Set down every entry word for word. Omit the pictures.

-*-*-

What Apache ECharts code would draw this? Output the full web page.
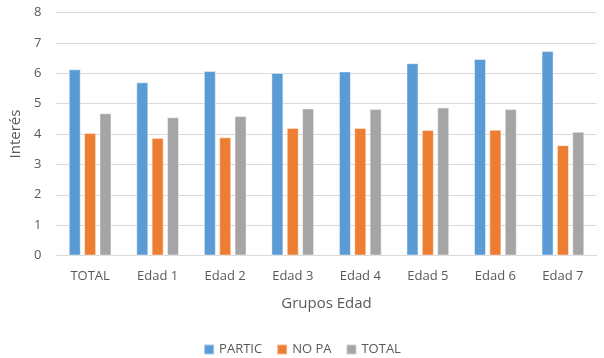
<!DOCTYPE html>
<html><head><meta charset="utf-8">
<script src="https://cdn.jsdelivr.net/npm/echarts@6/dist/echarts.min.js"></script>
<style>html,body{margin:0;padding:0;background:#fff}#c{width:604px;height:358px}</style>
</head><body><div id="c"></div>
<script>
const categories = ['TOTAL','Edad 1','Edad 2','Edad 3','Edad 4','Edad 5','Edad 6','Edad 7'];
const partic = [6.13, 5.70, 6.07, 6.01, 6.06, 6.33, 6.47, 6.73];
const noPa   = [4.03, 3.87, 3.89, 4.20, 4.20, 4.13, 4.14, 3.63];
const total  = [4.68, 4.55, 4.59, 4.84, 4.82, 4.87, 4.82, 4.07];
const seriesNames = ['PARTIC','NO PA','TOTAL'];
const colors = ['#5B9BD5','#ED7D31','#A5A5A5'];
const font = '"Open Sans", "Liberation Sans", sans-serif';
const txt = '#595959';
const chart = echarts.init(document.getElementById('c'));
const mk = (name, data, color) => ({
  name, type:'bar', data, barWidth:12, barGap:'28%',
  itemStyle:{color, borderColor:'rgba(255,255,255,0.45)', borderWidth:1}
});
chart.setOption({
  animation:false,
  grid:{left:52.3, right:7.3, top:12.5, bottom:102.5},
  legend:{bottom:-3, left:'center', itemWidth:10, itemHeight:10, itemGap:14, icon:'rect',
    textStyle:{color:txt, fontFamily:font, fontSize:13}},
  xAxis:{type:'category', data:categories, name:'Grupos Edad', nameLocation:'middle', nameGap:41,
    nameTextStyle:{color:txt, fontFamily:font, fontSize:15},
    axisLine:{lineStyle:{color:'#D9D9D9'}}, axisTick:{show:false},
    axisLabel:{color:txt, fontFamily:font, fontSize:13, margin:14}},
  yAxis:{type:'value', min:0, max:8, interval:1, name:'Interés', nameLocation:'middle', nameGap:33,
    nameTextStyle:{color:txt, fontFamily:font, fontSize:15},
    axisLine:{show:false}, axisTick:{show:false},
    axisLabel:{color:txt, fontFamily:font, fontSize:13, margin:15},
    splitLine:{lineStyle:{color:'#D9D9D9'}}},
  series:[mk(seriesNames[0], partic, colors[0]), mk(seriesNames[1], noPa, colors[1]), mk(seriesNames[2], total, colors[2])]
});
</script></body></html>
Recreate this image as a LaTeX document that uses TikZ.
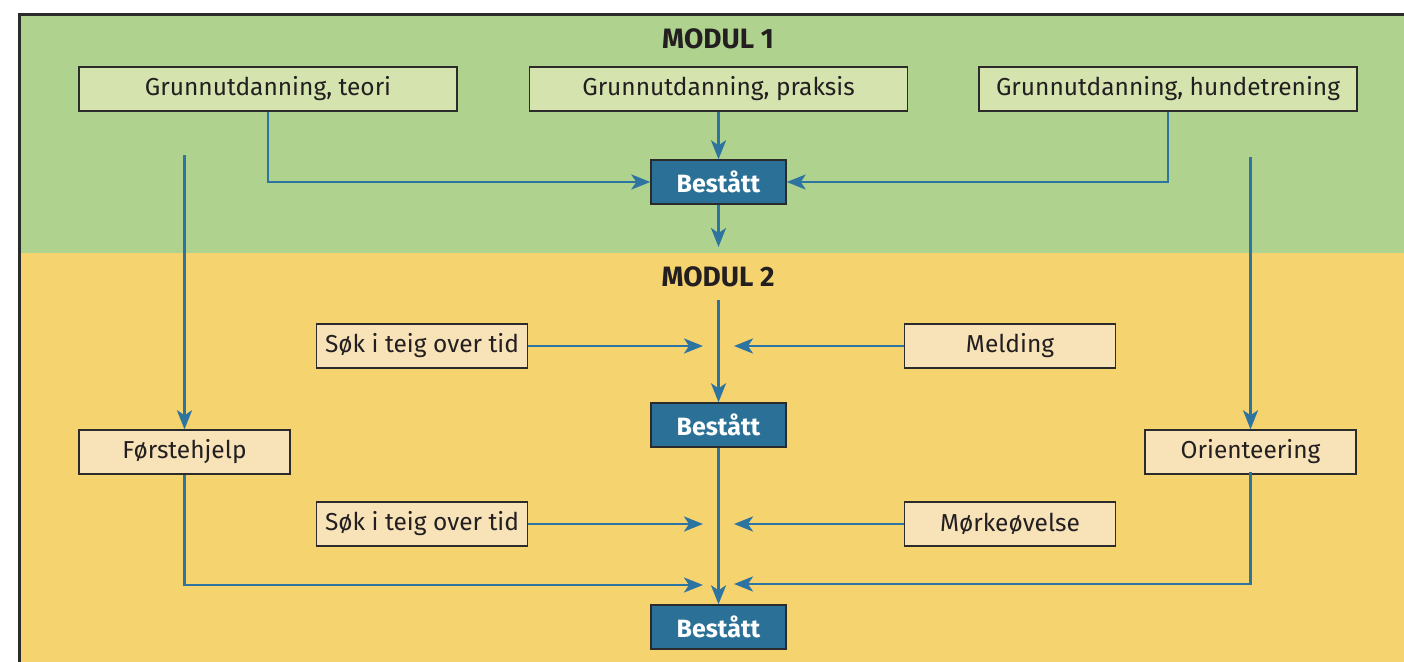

-*-*-

- [Worked solution]
What Apache ECharts code would draw this? Output the full web page.
<!DOCTYPE html>
<html><head><meta charset="utf-8">
<script src="https://cdn.jsdelivr.net/npm/echarts@6/dist/echarts.min.js"></script>
<style>html,body{margin:0;padding:0;background:#fff}#c{width:604px;height:358px}</style>
</head><body><div id="c"></div>
<script>
const categories = ['TOTAL','Edad 1','Edad 2','Edad 3','Edad 4','Edad 5','Edad 6','Edad 7'];
const partic = [6.13, 5.70, 6.07, 6.01, 6.06, 6.33, 6.47, 6.73];
const noPa   = [4.03, 3.87, 3.89, 4.20, 4.20, 4.13, 4.14, 3.63];
const total  = [4.68, 4.55, 4.59, 4.84, 4.82, 4.87, 4.82, 4.07];
const seriesNames = ['PARTIC','NO PA','TOTAL'];
const colors = ['#5B9BD5','#ED7D31','#A5A5A5'];
const font = '"Open Sans", "Liberation Sans", sans-serif';
const txt = '#595959';
const chart = echarts.init(document.getElementById('c'));
const mk = (name, data, color) => ({
  name, type:'bar', data, barWidth:12, barGap:'28%',
  itemStyle:{color, borderColor:'rgba(255,255,255,0.45)', borderWidth:1}
});
chart.setOption({
  animation:false,
  grid:{left:52.3, right:7.3, top:12.5, bottom:102.5},
  legend:{bottom:-3, left:'center', itemWidth:10, itemHeight:10, itemGap:14, icon:'rect',
    textStyle:{color:txt, fontFamily:font, fontSize:13}},
  xAxis:{type:'category', data:categories, name:'Grupos Edad', nameLocation:'middle', nameGap:41,
    nameTextStyle:{color:txt, fontFamily:font, fontSize:15},
    axisLine:{lineStyle:{color:'#D9D9D9'}}, axisTick:{show:false},
    axisLabel:{color:txt, fontFamily:font, fontSize:13, margin:14}},
  yAxis:{type:'value', min:0, max:8, interval:1, name:'Interés', nameLocation:'middle', nameGap:33,
    nameTextStyle:{color:txt, fontFamily:font, fontSize:15},
    axisLine:{show:false}, axisTick:{show:false},
    axisLabel:{color:txt, fontFamily:font, fontSize:13, margin:15},
    splitLine:{lineStyle:{color:'#D9D9D9'}}},
  series:[mk(seriesNames[0], partic, colors[0]), mk(seriesNames[1], noPa, colors[1]), mk(seriesNames[2], total, colors[2])]
});
</script></body></html>
Recreate this image as a LaTeX document that uses TikZ.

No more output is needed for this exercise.